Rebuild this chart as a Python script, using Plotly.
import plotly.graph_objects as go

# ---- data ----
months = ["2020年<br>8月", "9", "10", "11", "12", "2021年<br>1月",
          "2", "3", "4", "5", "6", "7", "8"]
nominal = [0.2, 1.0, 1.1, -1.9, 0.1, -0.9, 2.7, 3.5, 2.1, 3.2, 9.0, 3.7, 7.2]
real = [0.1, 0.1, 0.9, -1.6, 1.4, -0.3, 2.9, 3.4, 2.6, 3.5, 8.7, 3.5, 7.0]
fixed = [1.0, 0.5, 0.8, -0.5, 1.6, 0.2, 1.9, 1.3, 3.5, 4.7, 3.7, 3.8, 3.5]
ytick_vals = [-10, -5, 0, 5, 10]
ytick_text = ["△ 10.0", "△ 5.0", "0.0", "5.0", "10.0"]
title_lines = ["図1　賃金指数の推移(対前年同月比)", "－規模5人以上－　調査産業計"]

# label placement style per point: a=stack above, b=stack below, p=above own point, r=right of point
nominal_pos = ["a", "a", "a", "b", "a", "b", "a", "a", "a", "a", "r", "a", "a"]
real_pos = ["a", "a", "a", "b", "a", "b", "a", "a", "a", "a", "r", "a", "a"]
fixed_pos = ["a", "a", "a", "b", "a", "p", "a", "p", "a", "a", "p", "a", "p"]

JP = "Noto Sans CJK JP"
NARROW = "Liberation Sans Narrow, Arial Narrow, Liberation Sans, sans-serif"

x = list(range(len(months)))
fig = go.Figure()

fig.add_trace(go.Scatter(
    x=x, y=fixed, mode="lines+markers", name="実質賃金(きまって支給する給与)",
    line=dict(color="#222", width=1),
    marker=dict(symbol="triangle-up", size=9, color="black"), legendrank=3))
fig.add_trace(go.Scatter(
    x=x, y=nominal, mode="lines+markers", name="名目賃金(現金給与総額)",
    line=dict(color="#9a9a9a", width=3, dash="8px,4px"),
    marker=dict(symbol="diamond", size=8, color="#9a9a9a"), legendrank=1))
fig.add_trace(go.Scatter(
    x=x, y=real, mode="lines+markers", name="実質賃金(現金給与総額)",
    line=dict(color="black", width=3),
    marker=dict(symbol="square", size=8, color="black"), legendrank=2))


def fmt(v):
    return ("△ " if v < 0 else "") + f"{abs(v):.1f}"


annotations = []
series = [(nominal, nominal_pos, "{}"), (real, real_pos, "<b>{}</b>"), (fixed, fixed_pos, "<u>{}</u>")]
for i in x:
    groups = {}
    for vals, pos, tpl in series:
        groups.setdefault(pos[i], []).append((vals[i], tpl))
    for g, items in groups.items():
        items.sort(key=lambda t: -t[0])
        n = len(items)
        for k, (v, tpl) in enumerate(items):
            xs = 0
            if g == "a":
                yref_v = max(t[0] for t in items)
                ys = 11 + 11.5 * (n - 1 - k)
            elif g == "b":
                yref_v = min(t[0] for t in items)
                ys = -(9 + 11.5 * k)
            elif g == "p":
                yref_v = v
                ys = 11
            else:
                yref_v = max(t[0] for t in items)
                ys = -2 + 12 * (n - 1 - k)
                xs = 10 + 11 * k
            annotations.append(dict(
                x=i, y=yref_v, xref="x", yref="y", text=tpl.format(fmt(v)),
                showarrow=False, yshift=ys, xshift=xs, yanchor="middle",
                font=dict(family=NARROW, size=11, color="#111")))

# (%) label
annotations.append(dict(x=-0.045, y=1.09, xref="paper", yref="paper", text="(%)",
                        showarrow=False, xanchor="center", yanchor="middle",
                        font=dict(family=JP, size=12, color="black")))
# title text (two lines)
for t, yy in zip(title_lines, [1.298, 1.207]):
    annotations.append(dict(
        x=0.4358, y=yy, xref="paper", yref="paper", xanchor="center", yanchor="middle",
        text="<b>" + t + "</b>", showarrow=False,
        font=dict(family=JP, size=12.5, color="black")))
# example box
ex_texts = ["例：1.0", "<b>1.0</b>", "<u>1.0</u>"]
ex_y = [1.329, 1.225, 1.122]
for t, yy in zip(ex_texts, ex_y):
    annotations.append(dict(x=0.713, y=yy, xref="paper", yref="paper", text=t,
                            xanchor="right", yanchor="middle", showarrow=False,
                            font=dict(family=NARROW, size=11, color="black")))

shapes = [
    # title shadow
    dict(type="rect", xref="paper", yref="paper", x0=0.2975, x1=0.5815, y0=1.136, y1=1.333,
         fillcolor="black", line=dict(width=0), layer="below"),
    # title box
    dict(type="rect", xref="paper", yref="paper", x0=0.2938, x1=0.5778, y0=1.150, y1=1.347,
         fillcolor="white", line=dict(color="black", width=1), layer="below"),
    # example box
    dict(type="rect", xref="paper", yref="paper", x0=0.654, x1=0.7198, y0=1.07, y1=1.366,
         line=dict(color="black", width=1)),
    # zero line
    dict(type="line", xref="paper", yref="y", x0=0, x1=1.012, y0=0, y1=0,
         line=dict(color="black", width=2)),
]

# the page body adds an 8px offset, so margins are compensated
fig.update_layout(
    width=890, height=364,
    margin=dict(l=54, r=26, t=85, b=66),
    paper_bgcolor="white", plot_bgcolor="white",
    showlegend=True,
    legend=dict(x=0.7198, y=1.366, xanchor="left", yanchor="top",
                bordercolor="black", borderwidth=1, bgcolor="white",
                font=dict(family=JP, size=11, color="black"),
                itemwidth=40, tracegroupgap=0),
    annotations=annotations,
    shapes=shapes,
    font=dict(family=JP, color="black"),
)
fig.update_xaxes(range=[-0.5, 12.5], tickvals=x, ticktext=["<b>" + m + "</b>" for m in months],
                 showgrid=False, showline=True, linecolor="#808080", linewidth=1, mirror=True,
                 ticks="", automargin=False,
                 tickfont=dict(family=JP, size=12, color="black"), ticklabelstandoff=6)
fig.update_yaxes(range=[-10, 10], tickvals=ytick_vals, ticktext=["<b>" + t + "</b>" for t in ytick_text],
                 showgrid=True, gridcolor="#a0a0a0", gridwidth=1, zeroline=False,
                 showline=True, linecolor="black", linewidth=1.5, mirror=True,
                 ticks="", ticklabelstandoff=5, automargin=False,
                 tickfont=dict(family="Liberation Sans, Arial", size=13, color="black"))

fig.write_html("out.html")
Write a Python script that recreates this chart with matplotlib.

★ ★ ★ ★

Collect each line holding the string "this".

# Full solution:
Rebuild this chart as a Python script, using Plotly.
Write a Python script that recreates this chart with matplotlib.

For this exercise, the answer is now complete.